HC Deb 05 July 1844 vol 76 cc447-8
Lord G. Somerset

had, as Chairman of the Committee under the Controverted Elections Act, been requested to move for the renewal and continuance of the Act for the trial of Controverted Elections of Members of Parliament.

Viscount Mahon

wished to suggest that the Bill should be temporary instead of being permanent. Such had been the precedent in two former Sessions, in each of which the Bill had passed for one year only reserving both its principle and its details to be considered as a permanent measure, at an earlier period after Parliament met. The Bill involved two very important points which he was anxious to have discussed. These points were, first, whether the appointment of a tribunal, not consisting of Members of Parliament, would not be most conducive to the justice of each case; and the second was, as to the numbers of the Committee, whether it ought to consist of three or seven Members.
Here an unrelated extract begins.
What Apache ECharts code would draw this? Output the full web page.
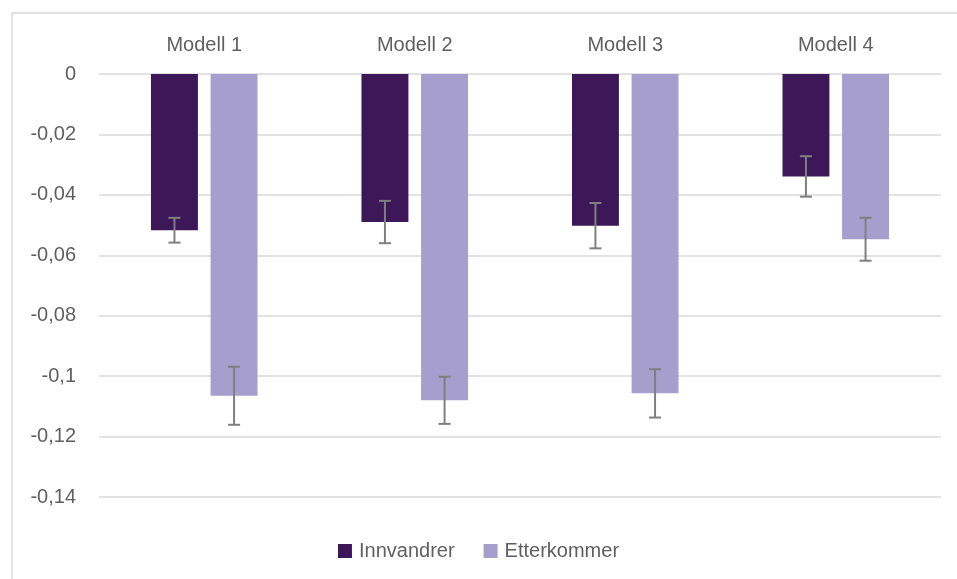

At that late period of the Session, and when the second reading of the Bill could not take place until the week after next, he would ask, whether they were not in such a position, that a temporary measure would now as in former Sessions be best calculated to ensure in the end a good law on this important subject. It ought to be remembered, that they could not now come to a discussion on the Bill without losing the advantage of the assistance of the legal Members, every one of whom would be absent from London on the business of the Circuit. Under these circumstances, he hoped that the noble Lord would be content with a temporary Bill, and would feel the justice of reserving the permanent measure until the beginning of the next Session.

Sir R. Peel

considered the time had fully arrived when the House ought to decide upon retaining in its own hands the jurisdiction respecting Controverted Elections. He could not help thinking that there was, on the part of a great majority of the Members of that House, at least, a determination not to part with that jurisdiction, and a conviction of the danger of giving it up to Courts of Law. He, for one, should see with regret the House of Commons delegate to a Court of Law the power of de- ciding the question of Members of Parliament touching their seats. He objected to a proposition to the effect that the House of Lords were to be left in the full possession of their privileges, whilst those of the House of Commons would be left to the Courts of Law. With respect to the provisions of this Bill, it should not be forgotten that the Bill of last Session was made temporary in order to enable a Committee of that House to report upon the subject of the present Act, and that those very provisions were those recommended by that Committee. He trusted, therefore, that the House would, in the present instance, decide on making the measure a permanent one, and that it would no longer exhibit itself to the country in the position of not having yet made up its mind upon the subject. He should cordially support the Motion of his noble Friend.

Leave given. Bill brought in and read a first time.

House adjourned at twenty minutes to one o'clock.